Skyrim: modding without crashing

“You can’t mod Skyrim without CTD”.

I read that comment somewhere long forgotten a few months ago and it came back to me last week as I was setting up (yet another) new build because, while I can’t lie and say I never crash, I do very rarely crash on a heavily modded (500+ mods) Skyrim Legendary Edition (LE) load order.

That’s not a boast, by the way. The stable build is built on far too many hours of pain, reinstalling, and regretting my life choices in downloading that shiny new mod that completely screwed up my game – but to put a positive spin on things, it has helped me mod far more responsibly and helped me learn how to spot problems quicker.

If you ask 100 Skyrim players how to mod for a stable game, you’ll probably get 100 answers: everyone has their own views and that’s fine. These are 5 things that I use.

What matters to you?

Some people like 4K graphics on everything, some people like 50 script-heavy sex mods (I’m not judging), some people have a preference for framerate. Be clear about what you’re trying to achieve. Personally I try and aim for a playable framerate (40-60fps) while looking reasonably good (to my tastes) and with some gameplay changes/extra content to mix things up on vanilla.

If you have a clear idea of what you’re trying to achieve, everything else gets a lot easier.

What can your system handle?

Skyrim is an old game. Skyrim SE is a remastered old game. There are limits on what it will do. There’s no point installing 4K cabbage mods *cough* if your graphics card is steam-powered. You can’t install 30000 alternate animations and not expect the game to fall over. Be realistic about what your PC can handle, and what the game can handle.

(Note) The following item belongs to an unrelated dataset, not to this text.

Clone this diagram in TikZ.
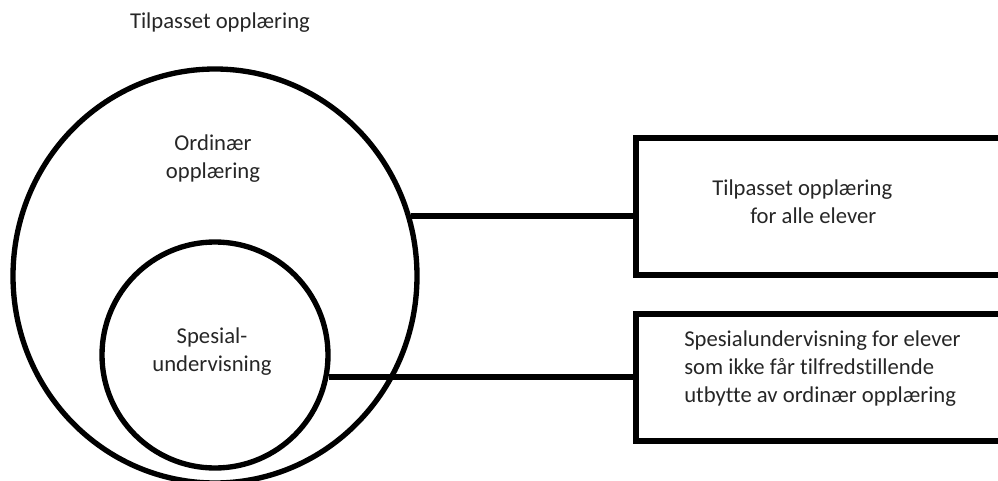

Pick your mods carefully, read the description twice

I am as guilty as anyone of saying oooh shiny and downloading a mod or ten I don’t really need. I’ve installed and uninstalled my fair share of mods that weren’t for me in the end and I’m trying to do better. Honest.

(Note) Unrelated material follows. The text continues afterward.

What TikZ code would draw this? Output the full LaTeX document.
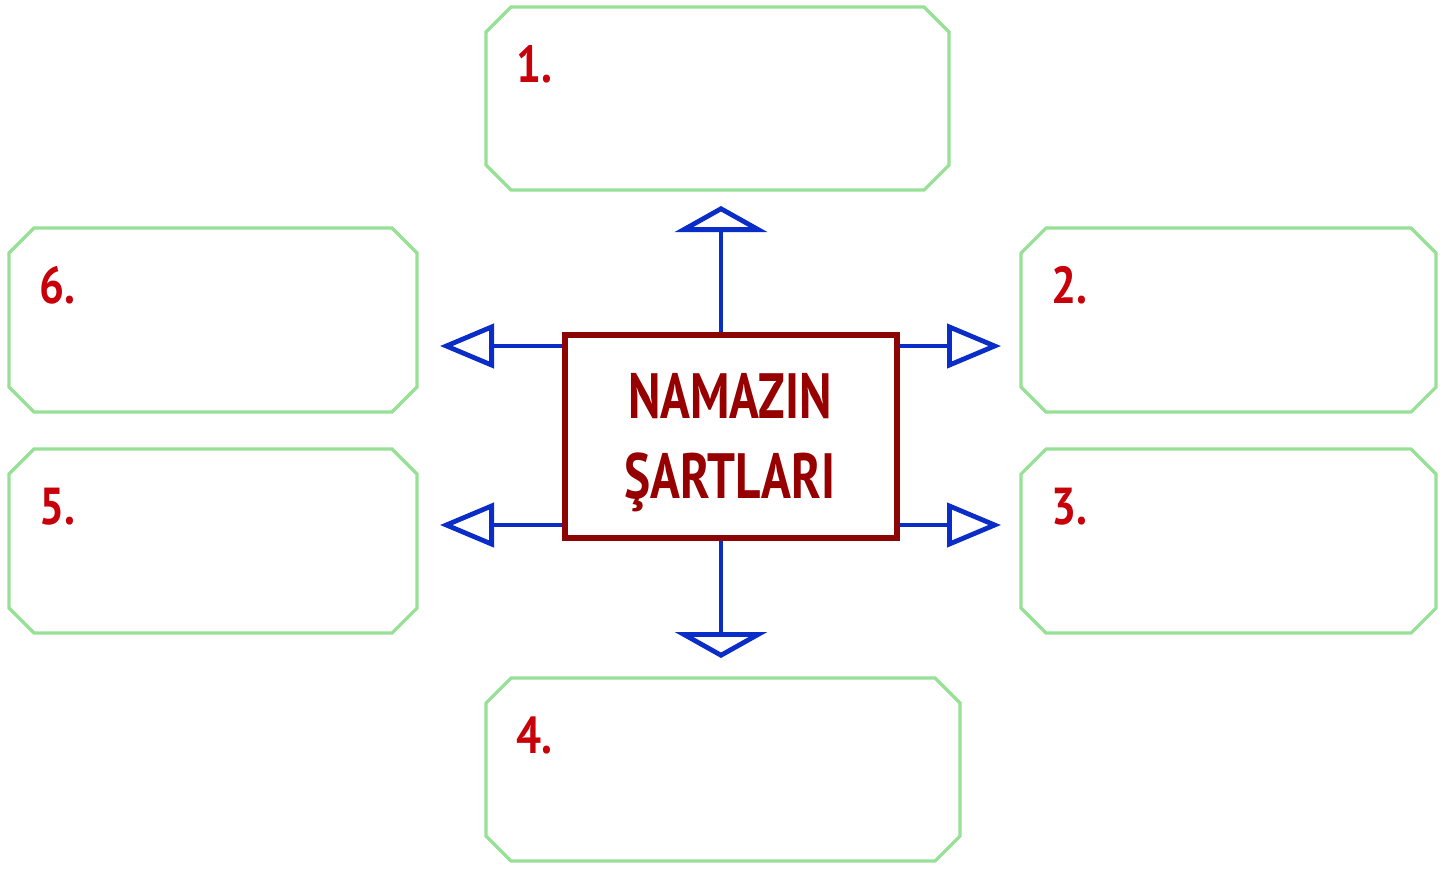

Ask yourself how much you actually need that mod because it could be The One that tips your PC over the edge into meltdown. And don’t forget to read the description and at least the first page of comments: it’s easy to get carried away and miss the dependencies you also need to install and the patch someone has linked in the comments.

Use a mod manager

I will admit I still use Nexus Mod Manager, which gets a lot of bad press, and sometimes quite a lot of swearing from me. Anyway, you should be using a mod manager, whichever one you use. Unless you have <10 mods, manual installation and management is going to be a headache. Let a mod manager take the strain.

Use the tools that are out there to manage your game

The Skyrim modding community is incredible in terms of content but it also produces some very solid tools to help you increase the stability of your game. In no particular order:

LOOT to sort your load order and identify missing masters

Wyre Bash to create a Bashed Patch

FNIS for your alternate animations

TES5Edit to detect conflicts and make patches

Ordenador to reduce the size of textures

BethINI to optimise your game configuration files

Crash Fixes does what it says on the tin

Merge Plugins to stay below the limit of 254 esps

ENB will help performance even if you don’t use for graphical changes

STEP is a curated guide to follow for a stable modded game. I don’t use it but if you’re new to modding it’s a good source of information and recommendations.